# TASK STATEMENT
Starting at the first line of the listing below, repeat each line exactly until the line containing "from matplotlib.ticker import FixedLocator", which you include. Leave out pictures.

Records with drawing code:
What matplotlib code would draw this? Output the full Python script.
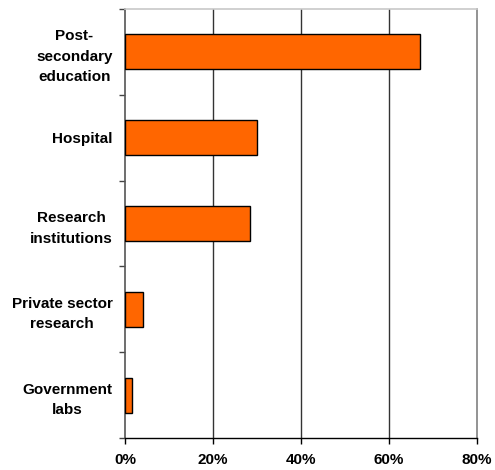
import matplotlib.pyplot as plt
from matplotlib.ticker import FixedLocator

categories = ["Post-\nsecondary\neducation", "Hospital", "Research\ninstitutions",
              "Private sector\nresearch", "Government\nlabs"]
shares = [67.1, 30.0, 28.5, 4.2, 1.5]
x_ticks = [0, 20, 40, 60, 80]
x_labels = ["0%", "20%", "40%", "60%", "80%"]

plt.rcParams['font.family'] = ['Liberation Sans', 'DejaVu Sans']

fig = plt.figure(figsize=(4.95, 4.70), dpi=100)
ax = fig.add_axes([125 / 495, 32 / 470, 351.7 / 495, 429 / 470])

ypos = list(range(len(categories)))[::-1]
ax.barh(ypos, shares, height=0.41, color="#FF6600", edgecolor="black",
        linewidth=1.0, zorder=3)

ax.set_xlim(0, 80)
ax.set_ylim(-0.5, len(categories) - 0.5)

# vertical gridlines
for x in x_ticks[1:-1]:
    ax.axvline(x, color="#333333", linewidth=1.0, zorder=1)

ax.set_xticks(x_ticks)
ax.set_xticklabels(x_labels, fontsize=11, fontweight="bold")
ax.tick_params(axis="x", direction="out", length=4, width=1, pad=7, color="black")

ax.set_yticks(ypos)
ax.set_yticklabels(categories, fontsize=11, fontweight="bold",
                   multialignment="center", linespacing=1.6)
ax.tick_params(axis="y", which="major", length=0, pad=9)
ax.yaxis.set_minor_locator(FixedLocator([i + 0.5 for i in range(-1, len(categories))]))
ax.tick_params(axis="y", which="minor", direction="out", length=4, width=1, color="#444444")

ax.spines["left"].set_color("#555555")
ax.spines["left"].set_linewidth(1.2)
ax.spines["bottom"].set_color("black")
ax.spines["bottom"].set_linewidth(1.0)
ax.spines["top"].set_color("#c8c8c8")
ax.spines["top"].set_linewidth(1.2)
ax.spines["right"].set_color("#808080")
ax.spines["right"].set_linewidth(1.2)

fig.savefig("out.png", dpi=100)
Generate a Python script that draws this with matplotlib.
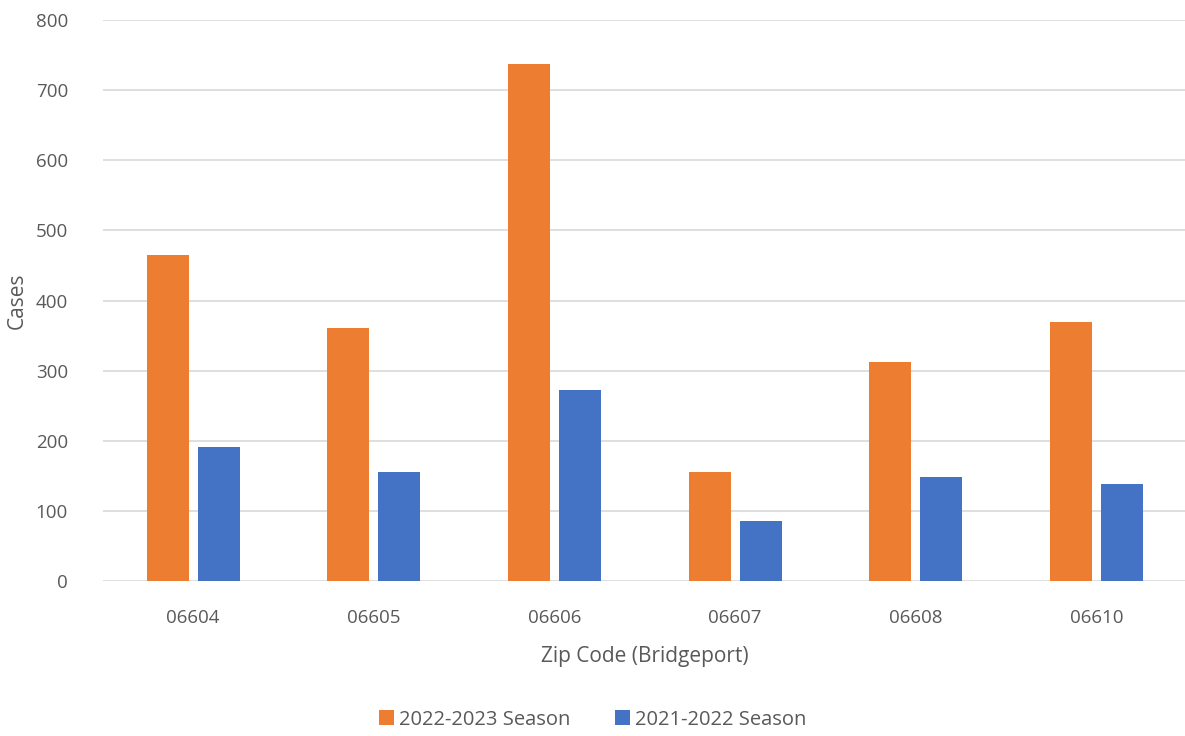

# RESULT
What matplotlib code would draw this? Output the full Python script.
import matplotlib.pyplot as plt
from matplotlib.ticker import FixedLocator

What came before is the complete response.